Sosyal medyada ya da farklı medya organlarında gördüğümüz; “ama onlarda topraklarını satmasalardı” gibi çıkışlar son derece ahlaksız ve acımasız görüşlerdir. Bugün görüyoruz ki İsrail 470 bin kişilik bir askeri kuvveti kara harekâtı için hazırlayarak ve her gün bombaladığı Gazze şeridindeki binlerce masumu yok etmek istemektedir. Üstelik oluşan çatışma sadece İsrail ve Filistinlileri ilgilendirmemektedir. İran, Rusya, Ürdün, Lübnan (Hizbullah faktörü açısından dikkate alınmalıdır.), Suriye, Irak ve en nihayette Türkiye’yi ilgilendirecek bir boyuta gelmiştir.

İtibarını ve Gücünü Yitiren ABD

Bölgede itibarını yitiren bir ABD olduğunu görmemiz gerekiyor.
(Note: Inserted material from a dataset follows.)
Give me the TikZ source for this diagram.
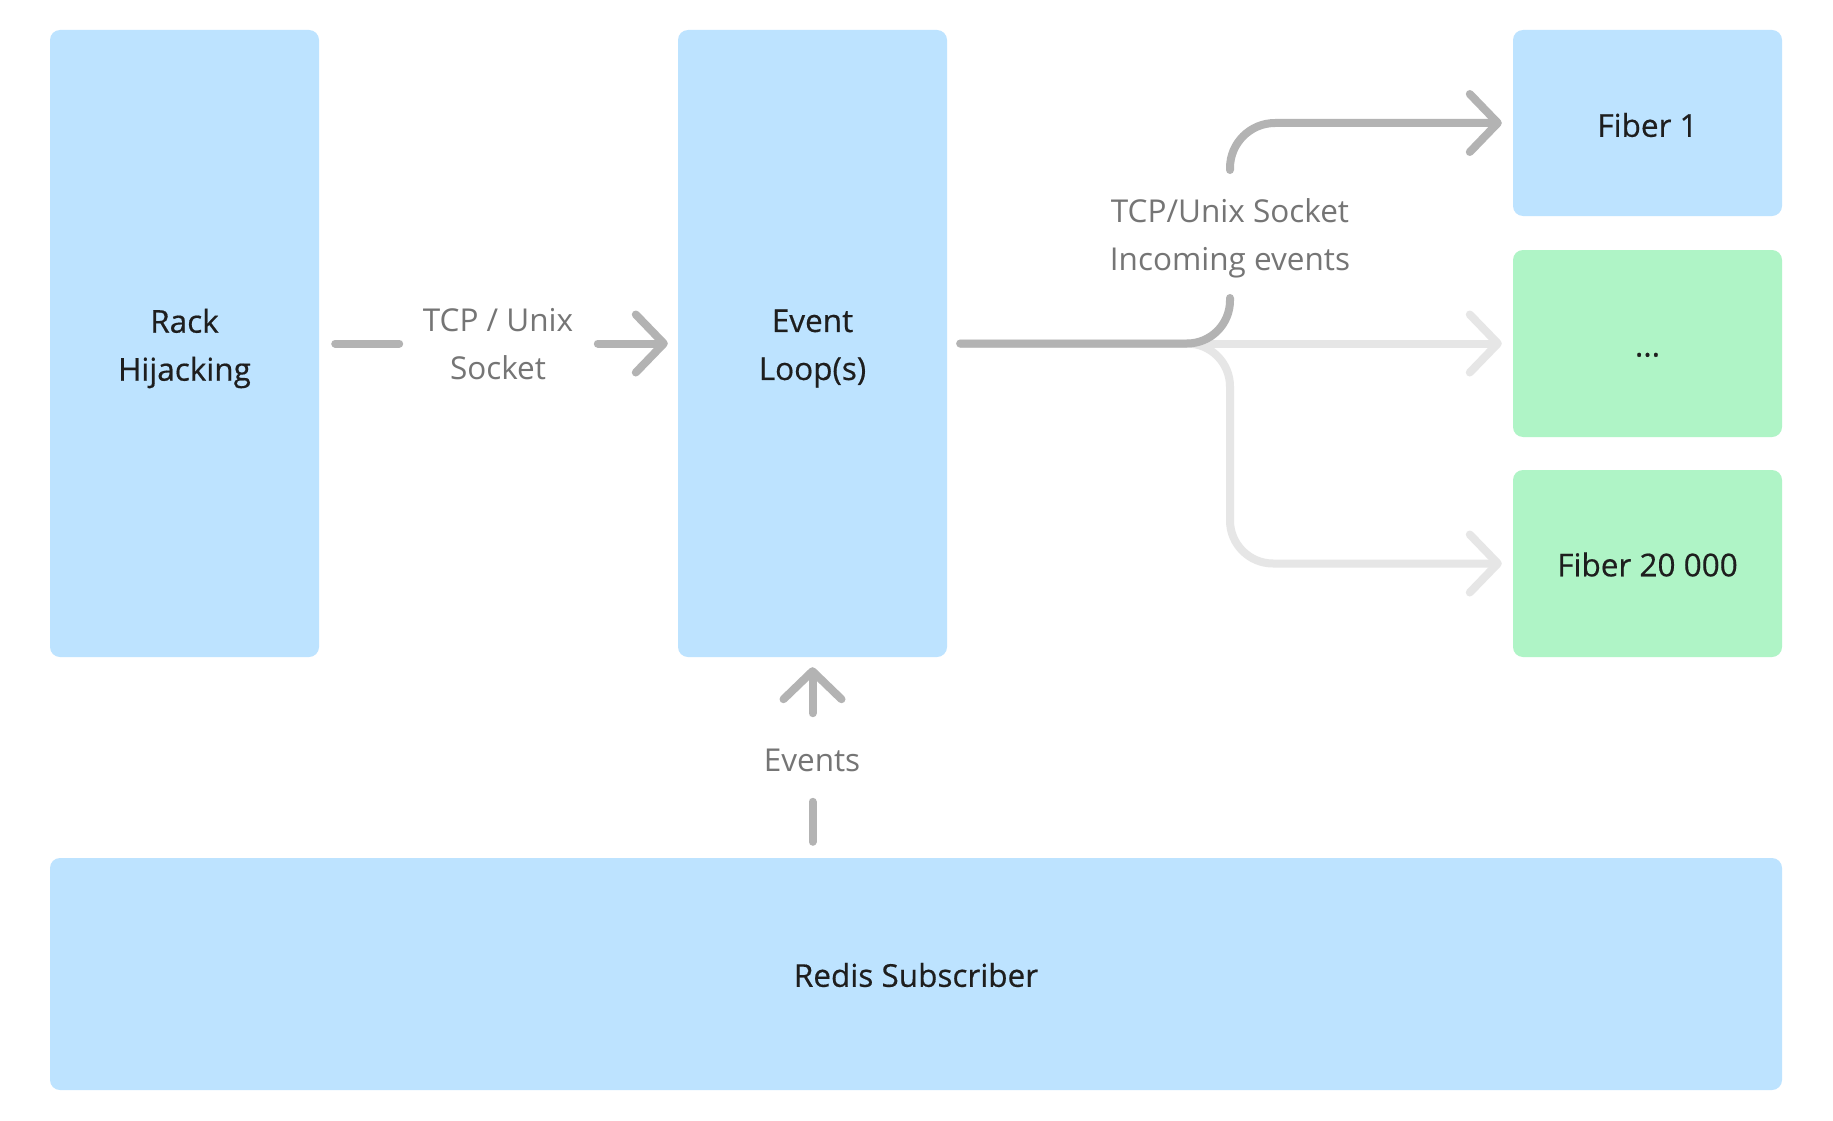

Etkinlik alanını tahkim etmek için bu meseleyi kullanmak isteyebileceğini düşünmek yanlış olmayacaktır. Cumhurbaşkanı Erdoğan’ın ABD’nin bölgeye gönderdiği uçak gemileri için sözleri haklı bir çıkıştır.
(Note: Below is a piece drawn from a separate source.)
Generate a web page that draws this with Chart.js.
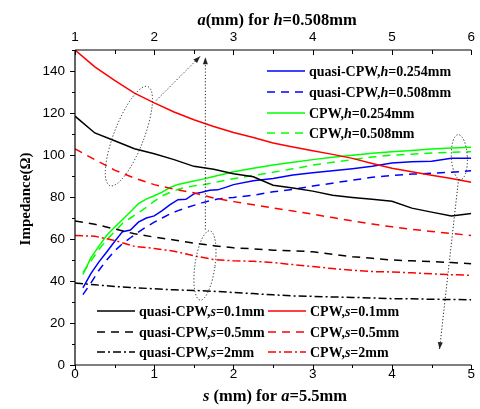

Her ne olursa olsun son yüzyılda yaşananlara baktığımızda bazı ufak tefek kazanım zannedilen hadiseler olsa da bu gerilimin kazananı yok gibidir. Umarız bu çatışma bölgeye yayılmadan sönümlenir. Eğer sönümlenmezse, bana bulaşmaz diyen pek çok ülke böylesi bir meselenin ağır sonuçlarıyla yüzleşebilir.